A severe cold, which has for some time stopped my usual activity, has brought me hither from our camp near Saqâra. The worst of it is, that we are obliged to postpone our journey, although we should all have liked to quit Saqâra. Certainly everything that such a place offers is of the highest importance; but its wealth almost brings us into a dilemma here. To the most important, but most difficult and time-occupying pursuit, belongs that of Erbkam, our architect. He has the great task allotted him of making the detailed plans of the desert coasts, in about the centre of which we lie. This extent of country embraces the almost unbroken chain of tomb-fields, from the pyramid of Rigah to those of Dahshûr. The single plans of the northern fields of Abu Roash, Gizeh, Zauiet el Arrian, are already completed. The sketches of Perring, useful as they are, cannot be compared with ours. Whole Necropolis, with the pyramids belonging to them, have been discovered, partly by myself, partly by Erbkam. Some of the hitherto unknown pyramids are even now from eighty to a hundred feet in height, others are almost worn away, but were originally of considerable size, as is shown by the extent of their ground plans. My return to Saqâra will, it is to be hoped, be the signal of our departure.
We shall proceed by land to the Faiûm, that province branching into the wilderness. The season of the year is still most beautiful, and the desert journey will no doubt be more conducive to our health than the Nile passage, which we formerly intended.
My health will, it is to be hoped, not long detain me here, for with every day my impatience increases to leave the living city of the Mamelukes, for the solemn Necropolis of the ancient Pharaohs. And yet it might give you more pleasure, perhaps, could I picture to you, in colours or words, how it looks from this my window.
I live on the great place of the Ezbekîeh, in the most handsome and populous part of the city. Formerly there was a large lake in the middle, but it is now transformed into gardens. All around run broad streets, parted off for riders and walkers, and shaded by high trees.
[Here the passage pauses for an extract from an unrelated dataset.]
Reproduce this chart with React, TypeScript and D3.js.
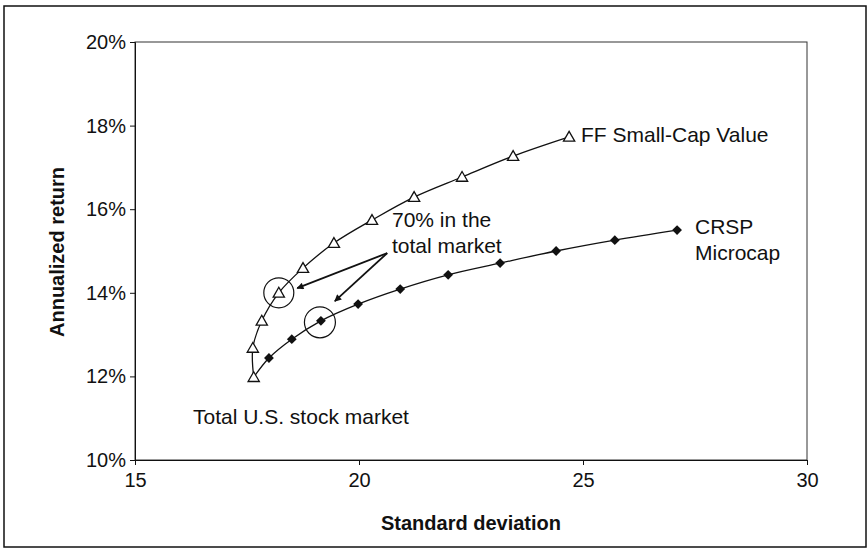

There the whole East flits by me with its gay, manifold, and always picturesque forms; the poor with blue or white tucked-up dresses, the rich with long garments of the most various stuffs, with silken kaftans, or fine clothes in delicate broken colours, with white, red, green, or black turbans, or with the noble but little-becoming Turkish tarbush; then Greeks with their dandified fustanellas, or Arabian sheîkhs in their wide, antiquely-draped mantle: the children quite, or half, naked, with shaven heads, from which a single lock stands up on their bare polls like a handle; the women with veiled faces, whose black-rimmed eyes glance ghostly from out the holes cut in the covering. All these and a hundred other indescribable forms go, creep, dash by on foot, on asses, mules, dromedaries, camels, horses, only not in carriages; for they were employed much more in the Pharoahic times than now. If I look upward from the street, I see on one side a prospect of magnificent mosques with their cupolas and slender minarets shooting into the air, with long rows of generally carelessly-built, but now and then richly-ornamented houses, distinguished by artistically-carved lattices, and elegant balconies; on the other side my view is bounded by green palmtrees, or leaf-wealthy sycamores and acacias. In the far back-ground at last, beyond the level roofs and their green interruptions, there come forth on the Libyan horizon the far-lighting sister-pair of the two great pyramids, sunny amidst the fine æther in sharply-broken lines. What a difference to the mongrel Alexandria, where the oriental nature of the country and the mightily progressed culture of Europe still strive for the mastery. It seems to me as if I had already penetrated to the inmost heart of the East of the present.